福田ますみ『暗殺国家ロシア──消されたジャーナリストを追う』
福田ますみ『暗殺国家ロシア──消されたジャーナリストを追う』(新潮社、2010年)
ロシアではマスメディアが政権批判を行うのは禁物らしい。一定範囲ならば言論の自由は許されているにしても、政権や有力者自身がある種の犯罪行為に手を染めた場合、それをチェックする者はおらず、主要マスメディアは政府の翼賛宣伝組織になりさがっている。本書は、そうした中でも例外的に孤軍奮闘している「ノーバヤガゼータ」紙の記者たちにインタビュー、彼らの活動を通して言論の自由と政治的統制との極限的な緊張関係を描き出したノンフィクションである。
とりわけ汚職、治安機関、そしてチェチェン問題はプーチン(+メドヴェージェフ)政権下では絶対のタブーであり、この一線を越えると文字通り命が危険にさらされることになる。同紙ではこれまで6人の記者や顧問弁護士が暗殺されており、その中でもアンナ・ポリトコフスカヤは世界的にも著名であろう。ポリトコフスカヤの活躍にあこがれた若手が入ってくる一方で、反体制的スタンスというよりもクオリティ・ペーパーとしての格調高い文章にひかれたという人がいるのが興味深い。

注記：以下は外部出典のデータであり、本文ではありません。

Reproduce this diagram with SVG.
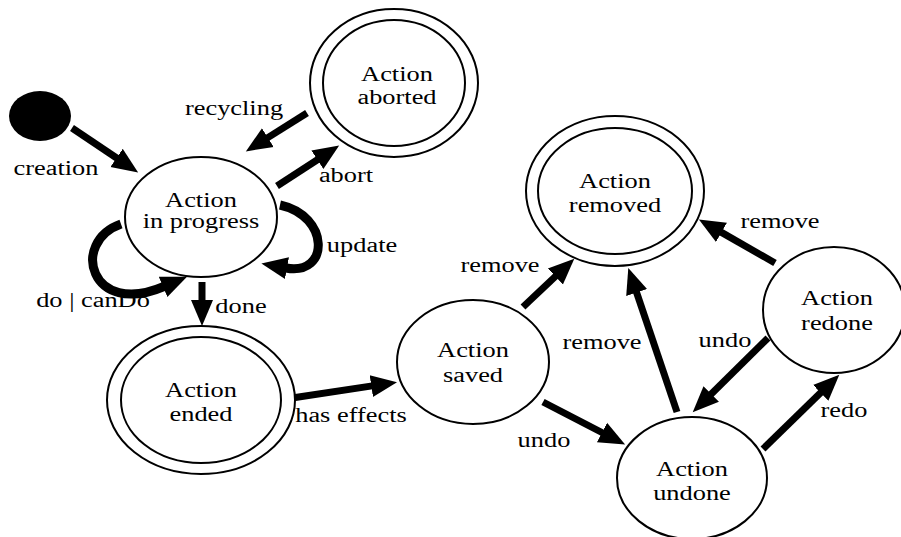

記者たちの身の危険を案じて方針転換を検討する編集長の迷いは当然だし、かといって政権の言いなりになって黙ってしまえば、理不尽な思いを抱えてどうにもならない人々を守る者は誰もいなくなり、彼らは泣き寝入りせざるを得なくなる。これはバランスをとってどうのこうのという問題ではない。記者たちは人々の訴えを聞いてしまったし、現場に行って事件の悲惨なあり様をじかに目の当たりにしてしまった。政府は臆面もなく情報操作を行う。誰かが伝えなければ、これらの理不尽な事実はあたかも最初からなかったかのようにかき消されてしまう。記者たち、そして協力する人々の必死な息づかいを本書はヴィヴィッドに伝えてくれる。